» **WHAT YOU HAVE TO DO**
Copy out the listing that follows, exactly, without its pictures.
DATA EXCERPT start
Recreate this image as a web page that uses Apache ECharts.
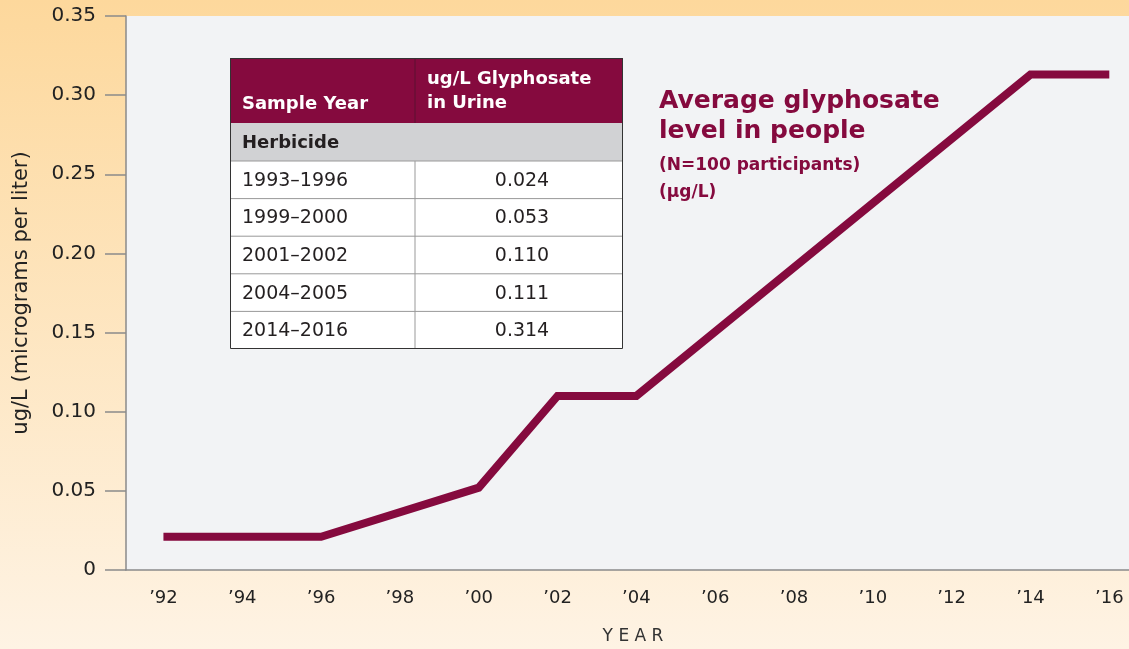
<!DOCTYPE html>
<html><head><meta charset="utf-8">
<script src="https://cdn.jsdelivr.net/npm/echarts@6/dist/echarts.min.js"></script>
<style>html,body{margin:0;padding:0;}#c{width:1129px;height:649px;}</style>
</head><body><div id="c"></div>
<script>
// ---- data ----
var years = [1992, 1996, 2000, 2002, 2004, 2014, 2016];
var levels = [0.021, 0.021, 0.052, 0.110, 0.110, 0.313, 0.313];
var xTickYears = [1992, 1994, 1996, 1998, 2000, 2002, 2004, 2006, 2008, 2010, 2012, 2014, 2016];
var tableHeaders = ['Sample Year', 'ug/L Glyphosate\nin Urine'];
var tableGroup = 'Herbicide';
var tableYears = ['1993–1996', '1999–2000', '2001–2002', '2004–2005', '2014–2016'];
var tableValues = [0.024, 0.053, 0.110, 0.111, 0.314];
var noteLines = ['Average glyphosate', 'level in people', '(N=100 participants)', '(µg/L)'];

var MAROON = '#850A3E';
var FONT = '"DejaVu Sans", sans-serif';

// ---- table graphic ----
var tL = 230, tR = 623, tM = 415, tTop = 58, hBot = 123, gBot = 161, rowH = 37.6;
var children = [];
children.push({type:'rect', shape:{x:tL, y:tTop, width:tR-tL, height:hBot-tTop}, style:{fill:MAROON}});
children.push({type:'rect', shape:{x:tL, y:hBot, width:tR-tL, height:gBot-hBot}, style:{fill:'#D1D2D4'}});
children.push({type:'rect', shape:{x:tL, y:gBot, width:tR-tL, height:rowH*tableYears.length}, style:{fill:'#FFFFFF'}});
children.push({type:'line', shape:{x1:tM, y1:tTop, x2:tM, y2:hBot}, style:{stroke:'#5a1030', lineWidth:1}});
children.push({type:'line', shape:{x1:tM, y1:gBot, x2:tM, y2:gBot+rowH*tableYears.length}, style:{stroke:'#999', lineWidth:1}});
children.push({type:'text', style:{x:tL+12, y:104, text:tableHeaders[0], fill:'#fff', font:'bold 18px '+FONT, textVerticalAlign:'middle'}});
children.push({type:'text', style:{x:tM+12, y:91, text:tableHeaders[1], fill:'#fff', font:'bold 18px '+FONT, textVerticalAlign:'middle', lineHeight:24}});
children.push({type:'text', style:{x:tL+12, y:(hBot+gBot)/2+1, text:tableGroup, fill:'#231F20', font:'bold 18px '+FONT, textVerticalAlign:'middle'}});
for (var i=0;i<tableYears.length;i++){
  var ry = gBot + rowH*i;
  if (i>0) children.push({type:'line', shape:{x1:tL, y1:ry, x2:tR, y2:ry}, style:{stroke:'#999', lineWidth:1}});
  children.push({type:'text', style:{x:tL+12, y:ry+rowH/2+1, text:tableYears[i], fill:'#231F20', font:'19px '+FONT, textVerticalAlign:'middle'}});
  children.push({type:'text', style:{x:(tM+tR)/2+3, y:ry+rowH/2+1, text:tableValues[i].toFixed(3), fill:'#231F20', font:'19px '+FONT, textAlign:'center', textVerticalAlign:'middle'}});
}
children.push({type:'line', shape:{x1:tL, y1:gBot, x2:tR, y2:gBot}, style:{stroke:'#999', lineWidth:1}});
children.push({type:'rect', shape:{x:tL+0.5, y:tTop+0.5, width:tR-tL-1, height:gBot+rowH*tableYears.length-tTop-1}, style:{fill:'none', stroke:'#333', lineWidth:1}});

// ---- annotation ----
children.push({type:'text', style:{x:659, y:101, text:noteLines[0], fill:MAROON, font:'bold 25px '+FONT, textVerticalAlign:'middle'}});
children.push({type:'text', style:{x:659, y:131, text:noteLines[1], fill:MAROON, font:'bold 25px '+FONT, textVerticalAlign:'middle'}});
children.push({type:'text', style:{x:659, y:166, text:noteLines[2], fill:MAROON, font:'bold 17px '+FONT, textVerticalAlign:'middle'}});
children.push({type:'text', style:{x:659, y:193, text:noteLines[3], fill:MAROON, font:'bold 17px '+FONT, textVerticalAlign:'middle'}});
// x-axis title
children.push({type:'text', style:{x:633, y:637, text:'Y E A R', fill:'#333', font:'17px '+FONT, textAlign:'center', textVerticalAlign:'middle'}});

var chart = echarts.init(document.getElementById('c'), null, {renderer:'canvas'});
chart.setOption({
  animation:false,
  backgroundColor:{type:'linear', x:0, y:0, x2:0, y2:1, colorStops:[{offset:0,color:'#FDD89C'},{offset:1,color:'#FEF3E4'}]},
  grid:{left:126, right:0, top:16, bottom:79, show:true, backgroundColor:'#F2F3F5', borderWidth:0, containLabel:false, outerBoundsMode:'none'},
  xAxis:{
    type:'value', min:1991.05, max:2016.5,
    splitLine:{show:false},
    axisLine:{show:true, lineStyle:{color:'#8a8a8a', width:1.5}},
    axisTick:{show:false},
    axisLabel:{customValues:xTickYears, formatter:function(v){return '’'+String(v).slice(2);}, color:'#222', fontSize:18, fontFamily:FONT, margin:19}
  },
  yAxis:{
    type:'value', min:0, max:0.35, interval:0.05,
    name:'ug/L (micrograms per liter)', nameLocation:'middle', nameGap:94,
    nameTextStyle:{color:'#222', fontSize:21, fontFamily:FONT},
    splitLine:{show:false},
    axisLine:{show:true, lineStyle:{color:'#8a8a8a', width:1.5}},
    axisTick:{show:true, length:21, lineStyle:{color:'#8a8a8a', width:1.5}},
    axisLabel:{formatter:function(v){return v===0?'0':v.toFixed(2);}, color:'#222', fontSize:20, fontFamily:FONT, margin:30}
  },
  series:[{
    type:'line', data:years.map(function(y,i){return [y, levels[i]];}),
    symbol:'none', lineStyle:{color:MAROON, width:8, join:'miter', cap:'butt'}
  }],
  graphic:[{type:'group', children:children}]
});
</script></body></html>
DATA EXCERPT end
» **RESPONSE**
Recreate this image as a web page that uses Apache ECharts.
<!DOCTYPE html>
<html><head><meta charset="utf-8">
<script src="https://cdn.jsdelivr.net/npm/echarts@6/dist/echarts.min.js"></script>
<style>html,body{margin:0;padding:0;}#c{width:1129px;height:649px;}</style>
</head><body><div id="c"></div>
<script>
// ---- data ----
var years = [1992, 1996, 2000, 2002, 2004, 2014, 2016];
var levels = [0.021, 0.021, 0.052, 0.110, 0.110, 0.313, 0.313];
var xTickYears = [1992, 1994, 1996, 1998, 2000, 2002, 2004, 2006, 2008, 2010, 2012, 2014, 2016];
var tableHeaders = ['Sample Year', 'ug/L Glyphosate\nin Urine'];
var tableGroup = 'Herbicide';
var tableYears = ['1993–1996', '1999–2000', '2001–2002', '2004–2005', '2014–2016'];
var tableValues = [0.024, 0.053, 0.110, 0.111, 0.314];
var noteLines = ['Average glyphosate', 'level in people', '(N=100 participants)', '(µg/L)'];

var MAROON = '#850A3E';
var FONT = '"DejaVu Sans", sans-serif';

// ---- table graphic ----
var tL = 230, tR = 623, tM = 415, tTop = 58, hBot = 123, gBot = 161, rowH = 37.6;
var children = [];
children.push({type:'rect', shape:{x:tL, y:tTop, width:tR-tL, height:hBot-tTop}, style:{fill:MAROON}});
children.push({type:'rect', shape:{x:tL, y:hBot, width:tR-tL, height:gBot-hBot}, style:{fill:'#D1D2D4'}});
children.push({type:'rect', shape:{x:tL, y:gBot, width:tR-tL, height:rowH*tableYears.length}, style:{fill:'#FFFFFF'}});
children.push({type:'line', shape:{x1:tM, y1:tTop, x2:tM, y2:hBot}, style:{stroke:'#5a1030', lineWidth:1}});
children.push({type:'line', shape:{x1:tM, y1:gBot, x2:tM, y2:gBot+rowH*tableYears.length}, style:{stroke:'#999', lineWidth:1}});
children.push({type:'text', style:{x:tL+12, y:104, text:tableHeaders[0], fill:'#fff', font:'bold 18px '+FONT, textVerticalAlign:'middle'}});
children.push({type:'text', style:{x:tM+12, y:91, text:tableHeaders[1], fill:'#fff', font:'bold 18px '+FONT, textVerticalAlign:'middle', lineHeight:24}});
children.push({type:'text', style:{x:tL+12, y:(hBot+gBot)/2+1, text:tableGroup, fill:'#231F20', font:'bold 18px '+FONT, textVerticalAlign:'middle'}});
for (var i=0;i<tableYears.length;i++){
  var ry = gBot + rowH*i;
  if (i>0) children.push({type:'line', shape:{x1:tL, y1:ry, x2:tR, y2:ry}, style:{stroke:'#999', lineWidth:1}});
  children.push({type:'text', style:{x:tL+12, y:ry+rowH/2+1, text:tableYears[i], fill:'#231F20', font:'19px '+FONT, textVerticalAlign:'middle'}});
  children.push({type:'text', style:{x:(tM+tR)/2+3, y:ry+rowH/2+1, text:tableValues[i].toFixed(3), fill:'#231F20', font:'19px '+FONT, textAlign:'center', textVerticalAlign:'middle'}});
}
children.push({type:'line', shape:{x1:tL, y1:gBot, x2:tR, y2:gBot}, style:{stroke:'#999', lineWidth:1}});
children.push({type:'rect', shape:{x:tL+0.5, y:tTop+0.5, width:tR-tL-1, height:gBot+rowH*tableYears.length-tTop-1}, style:{fill:'none', stroke:'#333', lineWidth:1}});

// ---- annotation ----
children.push({type:'text', style:{x:659, y:101, text:noteLines[0], fill:MAROON, font:'bold 25px '+FONT, textVerticalAlign:'middle'}});
children.push({type:'text', style:{x:659, y:131, text:noteLines[1], fill:MAROON, font:'bold 25px '+FONT, textVerticalAlign:'middle'}});
children.push({type:'text', style:{x:659, y:166, text:noteLines[2], fill:MAROON, font:'bold 17px '+FONT, textVerticalAlign:'middle'}});
children.push({type:'text', style:{x:659, y:193, text:noteLines[3], fill:MAROON, font:'bold 17px '+FONT, textVerticalAlign:'middle'}});
// x-axis title
children.push({type:'text', style:{x:633, y:637, text:'Y E A R', fill:'#333', font:'17px '+FONT, textAlign:'center', textVerticalAlign:'middle'}});

var chart = echarts.init(document.getElementById('c'), null, {renderer:'canvas'});
chart.setOption({
  animation:false,
  backgroundColor:{type:'linear', x:0, y:0, x2:0, y2:1, colorStops:[{offset:0,color:'#FDD89C'},{offset:1,color:'#FEF3E4'}]},
  grid:{left:126, right:0, top:16, bottom:79, show:true, backgroundColor:'#F2F3F5', borderWidth:0, containLabel:false, outerBoundsMode:'none'},
  xAxis:{
    type:'value', min:1991.05, max:2016.5,
    splitLine:{show:false},
    axisLine:{show:true, lineStyle:{color:'#8a8a8a', width:1.5}},
    axisTick:{show:false},
    axisLabel:{customValues:xTickYears, formatter:function(v){return '’'+String(v).slice(2);}, color:'#222', fontSize:18, fontFamily:FONT, margin:19}
  },
  yAxis:{
    type:'value', min:0, max:0.35, interval:0.05,
    name:'ug/L (micrograms per liter)', nameLocation:'middle', nameGap:94,
    nameTextStyle:{color:'#222', fontSize:21, fontFamily:FONT},
    splitLine:{show:false},
    axisLine:{show:true, lineStyle:{color:'#8a8a8a', width:1.5}},
    axisTick:{show:true, length:21, lineStyle:{color:'#8a8a8a', width:1.5}},
    axisLabel:{formatter:function(v){return v===0?'0':v.toFixed(2);}, color:'#222', fontSize:20, fontFamily:FONT, margin:30}
  },
  series:[{
    type:'line', data:years.map(function(y,i){return [y, levels[i]];}),
    symbol:'none', lineStyle:{color:MAROON, width:8, join:'miter', cap:'butt'}
  }],
  graphic:[{type:'group', children:children}]
});
</script></body></html>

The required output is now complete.